The alien-invasion dramas are the least familiar of the lot, and therefore have the easiest time catching us off-guard. That said, ABC's "Invasion" (premieres Wednesday, Sept. 21 at 10 p.m.), while certain to conjure up nightmares from Katrina with the hurricane scenes of the first episode, features vaguely uninteresting characters, flat scenarios and a less-than-intriguing alien/swamp thing. CBS's "Threshold" (premieres Friday, Sept. 16, at 9 p.m.), on the other hand, may be the most riveting and the most haunting drama to air this fall.

In "Threshold," the always-good Carla Gugino plays Molly Anne Caffrey, our resident plucky hero-expert who's called in to handle worst-case scenarios for the government. Along with a gaggle of like-minded hero-experts, she's rushed off to investigate the appearance of an extraterrestrial craft in the mid-Atlantic. At first, the alien angle and the occurrences on the ship, along with the arguments between the hero-experts involved, all seem to fall along predictable, slightly hokey lines. And then, well, I'm not going to spoil this for you, but suffice it to say that things get very, very eerie, far more eerie than you imagined was possible on a TV drama. Some will call this one CBS's answer to "Lost," and maybe that's the case, but to "Threshold's" credit, I learned more about what Gugino and the others were up against in the first episode than I did during the entire first season of "Lost." Granted, "Threshold" isn't likely to delve as deeply into each character's history and psyche. But then again, based on the last few minutes of the pilot, it looks like anything is possible. At the very least, this one should scare the bejesus out of you. What more could you ask for?

Which leads us to the question of why we want such scary stuff on our TV sets in the first place. Are we addicted to fear, or do we live in so much fear of another big tragedy like 9/11 (or now, Hurricane Katrina) that, instead of holding our breaths and waiting for the next blow, we'd rather preoccupy our minds with running through some potential catastrophes, ranging from the alarming to the appalling?
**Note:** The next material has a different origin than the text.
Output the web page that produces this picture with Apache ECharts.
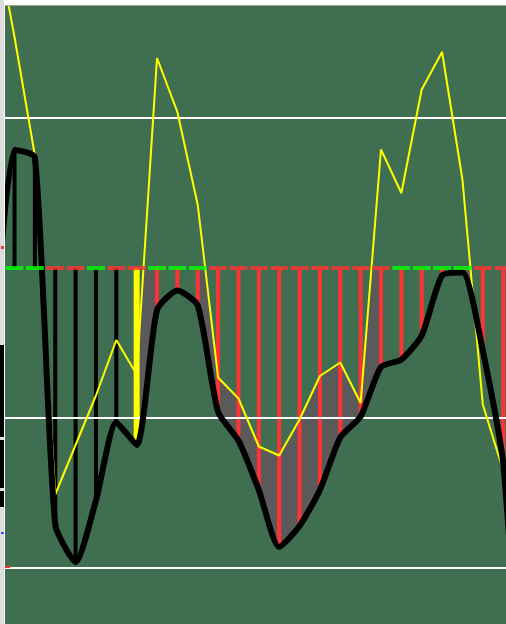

Whether we're giving in to our phobias or cathartically expunging them, American pop culture seems to either turn its back on the facts completely, parading oblivious young things with handbag dogs in our faces, or it dives straight into the abyss with chilling depictions of one worst-case scenario after another. During the mid '70s to early '80s we were offered a similar confusing soup of escapism and fear-mongering, with shows like "Dallas," "Dynasty" and "Fantasy Island" providing shiny, vacuous diversion while disaster movies like "Airport '77," "Earthquake" and "The Towering Inferno" indulged our fears. Of course, the '70s-era disaster movie was recently just a running punch line, conjuring chuckles over how such films obviously pimped the country's fears about Vietnam, inflation, the Iran hostage crisis and the Cold War. Although it's easy to look back 10 or 20 years and see most of mainstream culture as vaguely quaint or foolish, those leg warmers and shoulder pads and goofy horror movies embodying a desperate, slightly manic attempt to counteract the uncontrollable or harrowing truths of the era, here we are, breaking into a similar cultural cold sweat with a fresh onslaught of aliens and monsters and demons. And today, instead of having some square-jawed, stoic heroes like Charlton Heston and Steve McQueen, all we've got are a charismatic gaggle of fallible hero-experts, some light alterna-rock, and more than a few melodramatic monologues attempting to assure us that justice will prevail in the end.

But will justice prevail in the end? The horror of the last few weeks has left us with our doubts, and aptly enough, this is the question that echoes through the new TV season. For some of the bolder dramas on the schedule, the answer is a big, open-ended "maybe." At the very least, we'll have to wait until May sweeps to find out.